While Confucius failed in his lifetime to rescue a crumbling
civilization with his teachings, he was to become the most influential
sage in human history. His thought, still remarkably current and even
innovative after 2500 years, survives here in The Analects -- a
collection of brief aphoristic sayings that has had a deeper impact on
more people's lives over a longer period of time than any other book in
human history.
Formulated in the ruins of a society that had been founded on untenable
spiritualistic concepts of governance, Confucius' philosophy postulated
a humanistic social order that has survived as China's social ideal ever
since. Beginning with the realization that society is a structure of
human relationships, Confucius saw that in a healthy society this
structure must be a selfless weave of caring relationships.
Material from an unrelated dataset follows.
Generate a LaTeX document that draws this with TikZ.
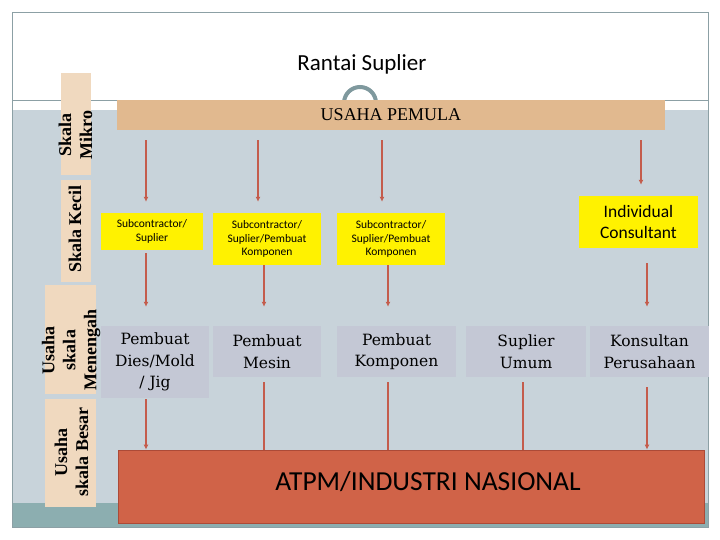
\documentclass[tikz,border=0pt]{standalone}
\usepackage{fontspec}
\newfontfamily\slidesans{Carlito}
\newfontfamily\slideserif{Liberation Serif}
\newfontfamily\boxserif{DejaVu Serif}
\usetikzlibrary{positioning}
\usetikzlibrary{calc}
\usetikzlibrary{arrows.meta}
\definecolor{slidegrey}{RGB}{200,211,218}
\definecolor{slideteal}{RGB}{140,174,176}
\definecolor{framegrey}{RGB}{140,160,165}
\definecolor{handlegrey}{RGB}{127,153,158}
\definecolor{tanbar}{RGB}{225,185,143}
\definecolor{peach}{RGB}{240,217,191}
\definecolor{boxgrey}{RGB}{196,200,213}
\definecolor{chainred}{RGB}{196,92,76}
\definecolor{atpmred}{RGB}{208,99,72}
\definecolor{atpmedge}{RGB}{172,74,55}

\begin{document}
\begin{tikzpicture}[
    x=1pt, y=-1pt,
    >={Latex[length=5pt,width=5pt]},
    % node styles
    bar/.style = {
      fill=tanbar,
      inner sep=0pt,
      font=\slideserif\fontsize{18}{21}\selectfont
    },
    side/.style = {fill=peach, inner sep=0pt},
    sidetxt/.style = {
      rotate=90,
      align=center,
      inner sep=0pt,
      font=\slideserif\bfseries\fontsize{18}{21}\selectfont
    },
    yel/.style = {
      fill=yellow,
      inner sep=0pt,
      align=center,
      font=\slidesans\fontsize{11.5}{13.5}\selectfont
    },
    gbox/.style = {
      fill=boxgrey,
      inner sep=0pt,
      align=center,
      font=\boxserif\fontsize{15.5}{21.5}\selectfont
    },
    % arrow styles
    arr/.style = {->, line width=1.6pt, draw=chainred},
    ln/.style = {line width=1.6pt, draw=chainred}
  ]
  \useasboundingbox (0,0) rectangle (720,540);

  % --- Slide
  \fill[white] (0,0) rectangle (720,540);
  \fill[slidegrey] (12,110) rectangle (708,503);
  \fill[slideteal] (12,503) rectangle (708,527);
  \draw[framegrey, line width=0.8pt] (12,12) rectangle (708,527);
  \draw[framegrey, line width=0.8pt] (12,100) -- (708,100);
  \draw[handlegrey, line width=4pt] (360,103) circle (16);

  \node[font=\slidesans\fontsize{23}{27}\selectfont] (title) at (362,64) {Rantai Suplier};

  % --- Nodes
  \node[bar, minimum width=548pt, minimum height=30pt] (pemula) at (391,115) {USAHA PEMULA};

  \node[side, minimum width=30pt, minimum height=102pt] (mikro) at (76,124) {};
  \node[side, minimum width=30pt, minimum height=102pt] (kecil) at (76,231) {};
  \node[side, minimum width=51pt, minimum height=109pt] (menengah) at (70.5,339.5) {};
  \node[side, minimum width=51pt, minimum height=108pt] (besar) at (70.5,453) {};
  \node[sidetxt] (mikrotxt) at (75.5,135) {Skala\\Mikro};
  \node[sidetxt] (keciltxt) at (75,229) {Skala Kecil};
  \node[sidetxt] (menengahtxt) at (71,350) {Usaha\\skala\\Menengah};
  \node[sidetxt] (besartxt) at (71.5,452) {Usaha\\skala Besar};

  \node[yel, minimum width=102pt, minimum height=37pt] (sub1) at (152,231.5) {Subcontractor/\\Suplier};
  \node[yel, minimum width=108pt, minimum height=52pt] (sub2) at (267,239) {Subcontractor/\\Suplier/Pembuat\\Komponen};
  \node[yel, minimum width=108pt, minimum height=52pt] (sub3) at (391,239) {Subcontractor/\\Suplier/Pembuat\\Komponen};
  \node[yel, minimum width=119pt, minimum height=52pt,
        font=\slidesans\fontsize{17.5}{21}\selectfont] (indiv) at (638.5,222) {Individual\\Consultant};

  \node[gbox, minimum width=108pt, minimum height=72pt] (dies) at (155,362) {Pembuat\\Dies/Mold\\/ Jig};
  \node[gbox, minimum width=108pt, minimum height=51pt] (mesin) at (267,351.5) {Pembuat\\Mesin};
  \node[gbox, minimum width=119pt, minimum height=51pt] (komp) at (396.5,351.5) {Pembuat\\Komponen};
  \node[gbox, minimum width=120pt, minimum height=51pt] (umum) at (526,351.5) {Suplier\\Umum};
  \node[gbox, minimum width=119pt, minimum height=51pt] (kons) at (649.5,351.5) {Konsultan\\Perusahaan};

  \node[fill=atpmred, draw=atpmedge, line width=0.8pt, inner sep=0pt,
        minimum width=586pt, minimum height=73pt] (atpm) at (411,486.5) {};
  \node[font=\slidesans\fontsize{27.5}{32}\selectfont] (atpmtxt) at (428,482) {ATPM/INDUSTRI NASIONAL};

  % --- Arrows
  \coordinate (c1) at (146,0);
  \coordinate (c2) at (258,0);
  \coordinate (c2b) at (264,0);
  \coordinate (c3) at (382,0);
  \coordinate (c3b) at (388,0);
  \coordinate (c4) at (523,0);
  \coordinate (c5) at (641,0);
  \coordinate (c5b) at (647,0);

  \draw[arr, shorten <=10pt, shorten >=11pt] (pemula.south -| c1) -- (sub1.north -| c1);
  \draw[arr, shorten <=10pt, shorten >=11pt] (pemula.south -| c2) -- (sub2.north -| c2);
  \draw[arr, shorten <=10pt, shorten >=11pt] (pemula.south -| c3) -- (sub3.north -| c3);
  \draw[arr, shorten <=10pt, shorten >=11pt] (pemula.south -| c5) -- (indiv.north -| c5);

  \draw[arr, shorten <=3pt, shorten >=19pt] (sub1.south -| c1) -- (dies.north -| c1);
  \draw[arr, shorten >=19pt] (sub2.south -| c2b) -- (mesin.north -| c2b);
  \draw[arr, shorten >=19pt] (sub3.south -| c3b) -- (komp.north -| c3b);
  \draw[arr, shorten <=15pt, shorten >=19pt] (indiv.south -| c5b) -- (kons.north -| c5b);

  \draw[arr, shorten <=1pt] (dies.south -| c1) -- (atpm.north -| c1);
  \draw[ln, shorten <=5pt] (mesin.south -| c2b) -- (atpm.north -| c2b);
  \draw[ln, shorten <=5pt] (komp.south -| c3b) -- (atpm.north -| c3b);
  \draw[ln, shorten <=5pt] (umum.south -| c4) -- (atpm.north -| c4);
  \draw[arr, shorten <=10pt] (kons.south -| c5b) -- (atpm.north -| c5b);

\end{tikzpicture}
\end{document}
Those caring
relationships are a system of ritual that people enact in their daily
lives, thus infusing the secular with scared dimensions.
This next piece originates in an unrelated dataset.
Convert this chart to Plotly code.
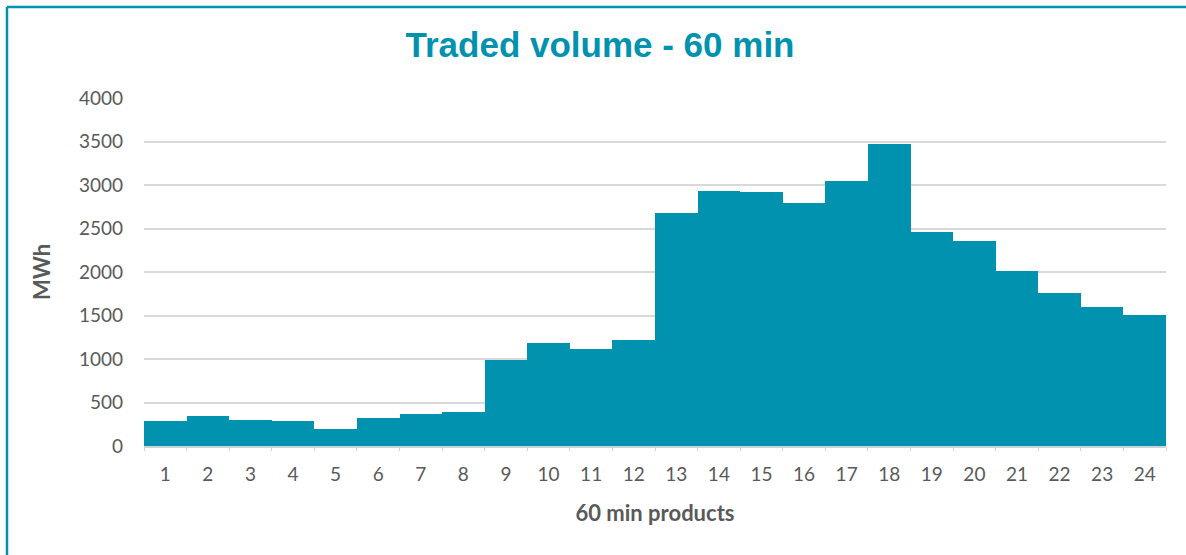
import plotly.graph_objects as go

products = [str(i) for i in range(1, 25)]
volume_mwh = [288, 345, 303, 291, 199, 326, 364, 395, 989, 1181, 1116, 1220,
              2677, 2926, 2915, 2796, 3049, 3471, 2458, 2362, 2017, 1756, 1599, 1511]
y_ticks = [0, 500, 1000, 1500, 2000, 2500, 3000, 3500, 4000]

TEAL = "#0092AF"
TEXT = "#595959"

fig = go.Figure()
fig.add_trace(go.Bar(
    x=products, y=volume_mwh,
    marker=dict(color=TEAL, line=dict(color=TEAL, width=0)),
    hoverinfo="x+y",
))

W, H = 1186, 555
L, R, T, B = 144, 20, 98, 109
pw, ph = W - L - R, H - T - B

def px_x(p):
    return (p - L) / pw

def px_y(p):
    return (H - B - p) / ph

fig.update_layout(
    width=W, height=H,
    margin=dict(l=L, r=R, t=T, b=B, autoexpand=False),
    paper_bgcolor="white", plot_bgcolor="white",
    bargap=0,
    showlegend=False,
    title=dict(text="<b>Traded volume - 60 min</b>", x=600 / W, xanchor="center",
               y=1 - 45 / H, yanchor="middle",
               font=dict(family="Liberation Sans, Arial", size=35, color=TEAL)),
    font=dict(family="Lato, Open Sans, sans-serif", color=TEXT),
    xaxis=dict(
        type="category",
        tickfont=dict(size=19, color=TEXT),
        showgrid=False,
        showline=True, linecolor="#CCD3D6", linewidth=2,
        ticks="outside", tickson="boundaries", ticklen=3, tickcolor="#CCD3D6",
        ticklabelstandoff=10,
        title=dict(text="<b>60 min products</b>", font=dict(size=22, color=TEXT), standoff=22),
    ),
    yaxis=dict(
        range=[0, 4000],
        tickvals=y_ticks,
        tickfont=dict(size=19, color=TEXT),
        showgrid=True, gridcolor="#D9D9D9", gridwidth=1.5,
        zeroline=False, showline=False,
        ticks="", ticklabelstandoff=20,
        title=dict(text="<b>MWh</b>", font=dict(size=22, color=TEXT), standoff=22),
    ),
    shapes=[
        dict(type="line", xref="paper", yref="paper",
             x0=px_x(7), x1=px_x(1190), y0=px_y(7), y1=px_y(7),
             line=dict(color=TEAL, width=2.5)),
        dict(type="line", xref="paper", yref="paper",
             x0=px_x(7), x1=px_x(7), y0=px_y(7), y1=px_y(560),
             line=dict(color=TEAL, width=2.5)),
    ],
)

fig.write_html("out.html", config={"displayModeBar": False},
               post_script="document.body.style.margin='0';document.body.style.padding='0';")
Highly regarded for the poetic fluency he brings to his award-winning
work, David Hinton is the first twentieth-century translator to render
the four central masterworks of ancient Chinese thought: Chuang Tzu,
Mencius, The Analects, and Tao te Ching (forthcoming). HIs new
versions are not only inviting and immensely readable, but they also
apply a much-needed consistency to key terms in these texts, lending
structural links and philosophical rigor heretofore unavailable in
English. Breathing new life into these originary classics, Hinton's
translations will stand as the definitive series for our era.